Once she did, Francis said she knew that the house was the right one for her.
“I said, ‘Erica, I’m in love.’”
Francis, a supervisor for the MBTA, had been renting a four-bedroom house in Mattapan for $2,600 a month. She’d been saving for years to buy a house.
In 2022 she completed first-time homebuyer classes with a Boston-area affordable housing nonprofit, and pursued her goal of purchasing a 2-family house and renting out one floor. Not finding anything in her price range convinced her to listen to the advice of her realtor.

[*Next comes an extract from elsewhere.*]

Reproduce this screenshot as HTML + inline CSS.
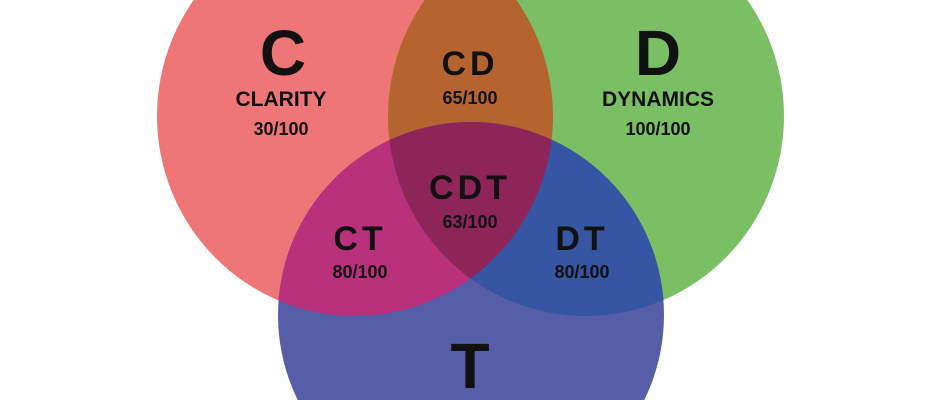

She bought her Mattapan home for $530,000. Just as interest rates were rising, Petasch secured a fixed rate of 3.875 percent, a rate deeply discounted as part of her ONE+Boston loan from Eastern Bank. This locked in her mortgage payment at just over $2,200 per month for the next 30 years. Putting in less than $8,000 of her own money, she was able to access almost $44,000 in down payment assistance as well as additional funds to help pay for closing costs, courtesy of ONE+Boston as well as the Federal Home Loan Bank of Boston’s Housing Our Workforce program.
“The financial assistance that I received and the fact that I locked in the interest rate for a home that I thought I could never buy touches my heart,” she said. “I tear up that I now have this home.”
The house provides enough rooms for her 5-year-old twin daughters, her two sons, 15 and 17, and her mother. She’s converting a first-floor “in-law suite” into an accessible dwelling unit to rent out.
The house also offers heartwarming reminders of her childhood. Francis grew up on the same street two houses away at 201 Savannah Avenue.
“I have always dreamed of owning on my street because I loved my childhood,” she says. “Everybody was so family-oriented. We weren’t just neighbors. We were family. Now my children will be able to grow up on the street where I grew up.”
After purchasing the house, she bought a projector and is making plans to have movie nights in the backyard. “I’ve got the glow lights, glow-in-the-dark bracelets, dream chasers and bean bags.”
Each year she and her children create vision boards, collages of images and words representing their wishes or goals to motivate and inspire them. A vision board Francis created last year included her goal of becoming a homeowner.
Now that she’s fulfilled her dream, Francis is determined to help others. She shares her homeownership journey on social media and is in talks with a local financial institution to give presentations on home purchasing. “Dreams are just thoughts until you make them a reality,” she said. “I want people to know that if I can do it, they can do it.”